しばらく前に,連合会長が「頑張れば賃金が上がるという常識を取り戻すことが極めて大事だ」と発言してネットで叩かれていました。
ここで注意すべきは,「頑張る」が具体的にどういうことを指しているかです。
連合会長がこの言葉で具体的にどういう仕事の仕方をイメージしていたかは,わかりません。
「とにかく長時間,がむしゃらに目の前の仕事をする(効率性・生産性や目指すべき成果の検討・取捨選択,コスト意識などは二の次)」という主旨の発言であるのなら,現代では非難されてしかるべきでしょう。
でも,「"頑張って"生産性を上げ,短時間で最大限の成果を上げ企業収益に貢献する」のであれば,当然評価されるべきではないでしょうか。
つまり,頑張る方向です。
体力を使うか,知恵を絞るか。
知恵を絞る方の頑張りは,一見「ラクをしている」「ラクをしようとしている」ように見えるかもしれません。
でも,とりあえず目の前の仕事にとりかかってやみくもに力業でなんとかしようとするよりも,いったん立ち止まり,求められる成果とそのための最適かつ効率的な方法に頭を使うことの方がずっと大変なはず。
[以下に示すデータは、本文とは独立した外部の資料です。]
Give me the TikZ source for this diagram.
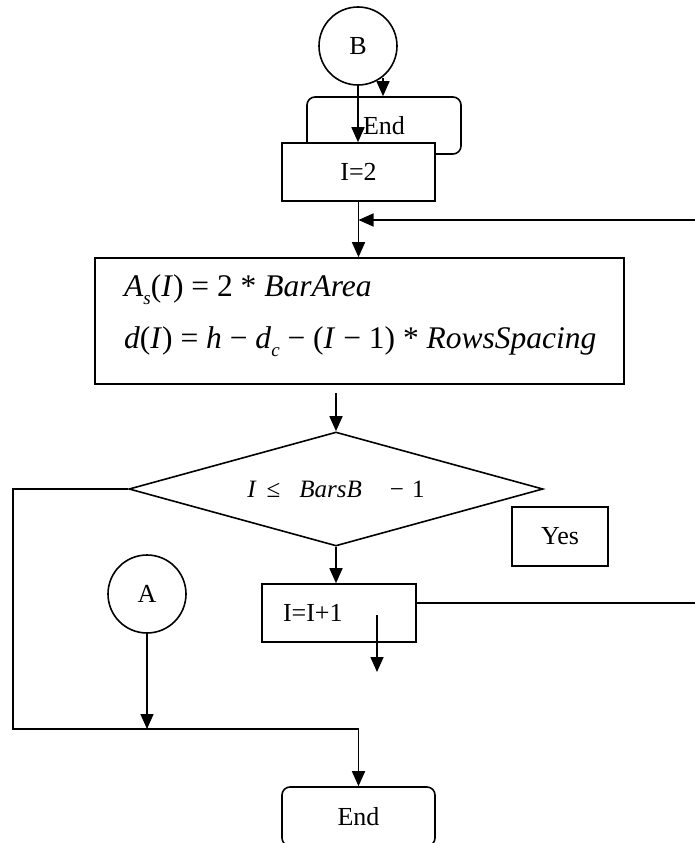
\documentclass[tikz,border=0pt]{standalone}
\usepackage{fontspec}
\setmainfont{Liberation Serif}
\usetikzlibrary{arrows.meta,shapes.geometric}
\newcommand\lowsub[1]{\raisebox{-0.28em}{\fontsize{19}{19}\selectfont\itshape #1}}
\begin{document}
\begin{tikzpicture}[x=1pt,y=-1pt,
  line width=1.6pt,
  every node/.style={font=\fontsize{26}{30}\selectfont},
  box/.style={draw, rectangle, inner sep=0pt},
  term/.style={draw, rectangle, rounded corners=8pt, inner sep=0pt},
  conn/.style={draw, circle, inner sep=0pt, minimum size=78pt},
  arr/.style={-{Triangle[length=15pt,width=13pt]}},
  formula/.style={anchor=base west, font=\fontsize{31.5}{32}\selectfont}]
\useasboundingbox (0,0) rectangle (695,843);
% nodes
\node[conn] (B) at (358,46) {B};
\node[term, minimum width=154pt, minimum height=57pt] (endt) at (384,125.5) {End};
\node[box, fill=white, minimum width=153pt, minimum height=58pt] (i2) at (358.5,172) {I=2};
\node[box, minimum width=529pt, minimum height=126pt] (form) at (359.5,321) {};
\node[formula] (f1) at (120,296) {\textit{A}\lowsub{s}(\textit{I}) = 2 * \textit{BarArea}};
\node[formula] (f2) at (120,348) {\textit{d}(\textit{I}) = \textit{h} − \textit{d}\lowsub{c} − (\textit{I} − 1) * \textit{RowsSpacing}};
\node[draw, diamond, aspect=3.63, minimum width=414pt, minimum height=114pt, inner sep=0pt,
      font=\fontsize{25}{30}\selectfont] (dec) at (336,489)
  {\textit{I}\hspace{10pt}≤\hspace{19pt}\textit{BarsB}\hspace{28pt}−\hspace{8pt}1};
\node[box, minimum width=96pt, minimum height=59pt] (yes) at (560,536.5) {Yes};
\node[box, minimum width=154pt, minimum height=58pt, text width=112pt, inner xsep=21pt, align=left] (inc) at (339,613) {I=I+1};
\node[conn] (A) at (147,594) {A};
\node[term, minimum width=153pt, minimum height=59pt] (endb) at (358.5,816.5) {End};
% free ends
\coordinate (bs) at (383,78);
\coordinate (fbR) at (695,220);
\coordinate (fs) at (336,393);
\coordinate (incR) at (695,603);
\coordinate (incA) at (377,615);
\coordinate (incB) at (377,672);
\coordinate (lt) at (13,489);
\coordinate (lb) at (13,729);
% connectors
\draw[arr] (B.south) -- (B.south |- i2.north);
\draw[arr] (bs) -- (bs |- endt.north);
\draw[arr] (i2.south) -- (i2.south |- form.north);
\draw[arr] (fbR) -- (i2.south |- fbR);
\draw[arr] (fs) -- (dec.north);
\draw[arr] (dec.south) -- (dec.south |- inc.north);
\draw (inc.east |- incR) -- (incR);
\draw[arr] (incA) -- (incB);
\draw[arr] (A.south) -- (A.south |- lb);
\draw[arr] (dec.west) -- (lt) -- (lb) -| (endb.north);
\end{tikzpicture}
\end{document}
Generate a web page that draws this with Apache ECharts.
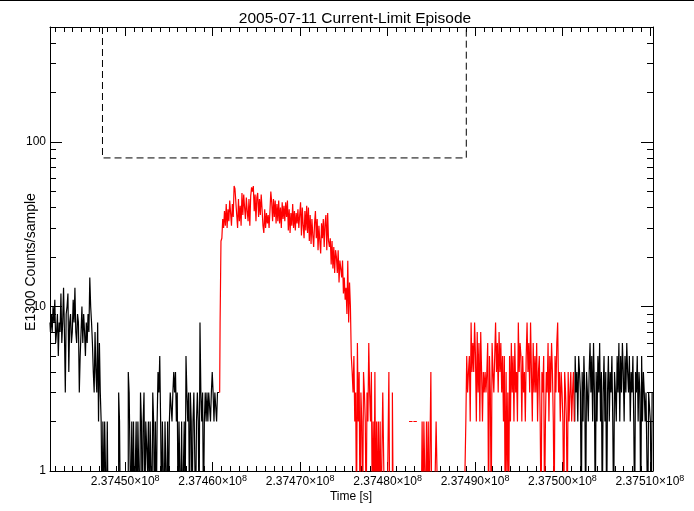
<!DOCTYPE html>
<html><head><meta charset="utf-8">
<script src="https://cdn.jsdelivr.net/npm/echarts@6/dist/echarts.min.js"></script>
<style>html,body{margin:0;padding:0;background:#fff}#c{width:694px;height:511px}</style>
</head><body><div id="c"></div>
<script>
// ---- data (counts per sample) ----
const startTime = 237441400;   // time of first sample [s]
const sampleStep = 100;        // sampling interval [s]
const blackBefore = [
 8,7,9,7,10,8,11,6,7,9,5,8,7,12,6,8,13,7,3,9,
 10,12,4,8,9,6,7,11,8,13,7,6,9,8,3,5,7,10,6,9,
 7,5,8,6,9,7,15,10,8,6,4,3,7,4,3,8,2,6,3,2,
 0,2,0,2,2,0,2,0,0,0,0,0,0,0,0,0,0,0,0,3,
 2,0,0,0,0,0,0,0,0,0,4,3,3,0,2,0,2,0,1,2,
 0,2,2,0,3,2,0,2,3,0,2,2,1,2,0,2,2,0,3,2,
 0,2,0,2,4,3,5,2,0,2,2,0,2,2,0,2,0,2,3,3,
 2,3,4,3,4,2,3,0,2,2,0,2,0,1,2,0,5,3,2,3,
 0,3,2,0,2,3,3,0,2,3,2,0,8,3,2,3,0,2,3,2,
 3,2,3,3,2,3,4,3,2,3,3,2,3,3,3
];
const redEpisode = [
 8,25,26,34,30,
 38,31,42,30,39,33,44,37,31,42,35,54,52,53,36,30,45,33,41,31,
 49,36,48,40,34,46,38,33,45,31,47,53,50,54,38,48,33,46,49,35,
 45,36,48,39,31,28,39,30,37,32,36,30,38,50,43,33,45,35,44,32,
 42,33,44,32,40,30,43,34,41,33,43,35,44,29,39,28,37,31,42,30,
 38,29,37,32,39,30,36,43,27,40,31,26,38,29,41,28,40,25,36,24,
 34,27,23,32,38,26,34,22,31,25,21,32,26,34,23,32,36,22,37,25,
 23,26,18,25,17,23,16,22,20,16,22,14,19,17,15,19,12,15,11,13,
 9,19,8,14,10,5,4,3,5,2,3,0,6,2,4,0,3,2,0,4,
 3,2,0,3,2,6,3,2,4,0,2,0,4,0,2,0,2,0,2,0,
 0,3,3,0,0,0,0,0,4,0,0,0,3,0,0,0,0,null,null,null,
 null,null,null,null,null,null,null,null,null,null,null,2,2,2,2,null,2,2,2,2,
 null,null,null,null,null,0,2,0,2,2,0,2,0,2,0,0,4,0,0,0,
 0,0,2,1,0,0,0,0,0,0,0,0,0,0,0,0,0,0,0,0,
 0,0,0,0,0,0,0,0,0,0,0,0,0,0,0,0,2,5,3,4,
 5,2,8,4,6,4,8,5,2,7,3,6,2,7,4,2,4,3,4,3,
 4,6,0,5,3,0,6,4,3,5,8,4,6,3,7,4,6,3,5,2,
 5,0,4,1,3,0,5,2,6,3,5,2,6,3,4,2,8,4,6,5,
 2,5,3,4,2,5,8,4,6,3,8,4,2,6,3,5,3,6,2,4,
 5,2,0,4,3,5,0,2,4,3,6,2,5,3,6,4,2,0,5,3,
 6,8,3,4,2,4,3,2,0,4,3,2,0,4,2,3,4,2,3,4,
 2
];
const blackAfter = [
 5,3,4,2,5,4,3,0,4,2,5,3,0,4,3,2,4,6,3,
 5,2,6,3,0,4,2,5,3,6,2,4,0,3,5,2,4,0,3,5,
 2,4,3,5,2,0,4,3,2,5,3,6,2,5,3,6,4,2,5,3,
 6,4,3,5,2,4,3,5,2,0,4,3,5,2,4,3,0,5,2,4,
 3,2,3,3,0,3,3,2,0,3
];
const boxTimes = [237447400, 237489000];
const boxLevels = [80, 500];
const xMajorTicks = [237450000,237460000,237470000,237480000,237490000,237500000,237510000];
const yMajorTicks = [1, 10, 100];
const yMinorTicks = [2,3,4,5,6,7,8,9,20,30,40,50,60,70,80,90,200,300,400];
const titleText = '2005-07-11 Current-Limit Episode';
const xName = 'Time [s]';
const yName = 'E1300 Counts/sample';

// ---- build ----
const xMin = 237441400, xMax = 237510350, yMin = 1, yMax = 500;
const xMinorTicks = [];
for (let t = 237442000; t <= 237510000; t += 1000) if (t % 10000 !== 0) xMinorTicks.push(t);
const FONT = 'Liberation Sans';
// zero counts cannot be shown on a log axis: put them below the axis floor (clipped away)
function pt(i, v) { return [startTime + i * sampleStep, v === null ? null : (v <= 0 ? 0.5 : v)]; }

const n0 = blackBefore.length, n1 = redEpisode.length;
const blackA = blackBefore.map((v, i) => pt(i, v));
const redS = [pt(n0 - 1, blackBefore[n0 - 1])].concat(redEpisode.map((v, i) => pt(n0 + i, v)));
const blackB = [pt(n0 + n1 - 1, redEpisode[n1 - 1])].concat(blackAfter.map((v, i) => pt(n0 + n1 + i, v)));
const boxData = [[boxTimes[0], boxLevels[1]], [boxTimes[0], boxLevels[0]], [boxTimes[1], boxLevels[0]], [boxTimes[1], boxLevels[1]]];

const lineBase = { type: 'line', step: 'middle', showSymbol: false, symbol: 'none', clip: true, connectNulls: false, animation: false, xAxisIndex: 0, yAxisIndex: 0 };
const black = '#000';
function xAx(pos, ticks, len, line, label) {
  return { type: 'value', gridIndex: 0, position: pos, min: xMin, max: xMax, splitLine: { show: false },
    axisLine: { show: line, onZero: false, lineStyle: { color: black, width: 1 } },
    axisTick: { show: true, inside: true, length: len, customValues: ticks, lineStyle: { color: black, width: 1 } },
    axisLabel: label ? {
      customValues: ticks, margin: 3, color: black,
      formatter: v => '{m|' + (v / 1e8).toFixed(5) + '×10}{e|8}',
      rich: { m: { fontSize: 12, fontFamily: FONT, color: black, lineHeight: 14, padding: [6, 0, 0, 0], verticalAlign: 'bottom' },
              e: { fontSize: 9, fontFamily: FONT, color: black, lineHeight: 10, verticalAlign: 'top' } }
    } : { show: false } };
}
function yAx(pos, ticks, len, line, label) {
  return { type: 'log', logBase: 10, gridIndex: 0, position: pos, min: yMin, max: yMax, splitLine: { show: false },
    axisLine: { show: line, onZero: false, lineStyle: { color: black, width: 1 } },
    axisTick: { show: true, inside: true, length: len, customValues: ticks, lineStyle: { color: black, width: 1 } },
    axisLabel: label ? { customValues: ticks, margin: 4, color: black, fontSize: 12, fontFamily: FONT, formatter: v => String(v) } : { show: false } };
}

const chart = echarts.init(document.getElementById('c'), null, { renderer: 'canvas' });
chart.setOption({
  animation: false,
  backgroundColor: '#fff',
  title: { text: titleText, left: 350, top: 6, textAlign: 'center',
    textStyle: { fontSize: 15.5, fontWeight: 'normal', fontFamily: FONT, color: black } },
  grid: { left: 50, top: 27, right: 41, bottom: 40, containLabel: false },
  xAxis: [ xAx('bottom', xMajorTicks, 9, true, true), xAx('bottom', xMinorTicks, 5, false, false),
           xAx('top', xMajorTicks, 9, true, false), xAx('top', xMinorTicks, 5, false, false) ],
  yAxis: [ yAx('left', yMajorTicks, 12, true, true), yAx('left', yMinorTicks, 6, false, false),
           yAx('right', yMajorTicks, 12, true, false), yAx('right', yMinorTicks, 6, false, false) ],
  series: [
    Object.assign({}, lineBase, { name: 'before', data: blackA, lineStyle: { color: black, width: 1.2 } }),
    Object.assign({}, lineBase, { name: 'after', data: blackB, lineStyle: { color: black, width: 1.2 } }),
    Object.assign({}, lineBase, { name: 'episode', data: redS, lineStyle: { color: '#ff0000', width: 1.2 } }),
    Object.assign({}, lineBase, { name: 'box', step: false, data: boxData, lineStyle: { color: black, width: 1, type: [7, 4] } })
  ],
  graphic: [
    { type: 'line', shape: { x1: 0, y1: 0.5, x2: 694, y2: 0.5 }, style: { stroke: black, lineWidth: 1 } },
    { type: 'text', x: 31, y: 262, rotation: Math.PI / 2,
      style: { text: yName, align: 'center', verticalAlign: 'middle', font: '14px "' + FONT + '"', fill: black } },
    { type: 'text', x: 351, y: 497,
      style: { text: xName, align: 'center', verticalAlign: 'middle', font: '12px "' + FONT + '"', fill: black } }
  ]
});
</script></body></html>
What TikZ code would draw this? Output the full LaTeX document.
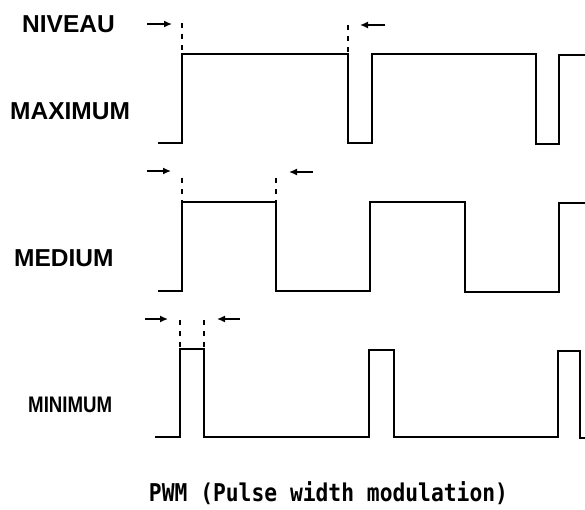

そのための「頑張り」,「頭で汗をかく」ことはこれからどんどん必要とされます。
上記の記事のそれぞれのエピソードで,「普通のやり方でがむしゃらにやった人」を「頑張った人」,「頭を使って仕事をした人」を「頑張らなかった人」だとは,私は思いません。
頑張りの方向が違っただけです。
ダルビッシュ選手も言っています。
練習は嘘をつかないって言葉があるけど、頭を使って練習しないと普通に嘘つくよ。
— ダルビッシュ有(Yu Darvish) (@faridyu) 2010年6月11日
体力でなんとかするよりも,頭を使って仕事をする方がずっと難しい。
そんな「正しい頑張り」が,正当に評価されるようであってほしいと思います。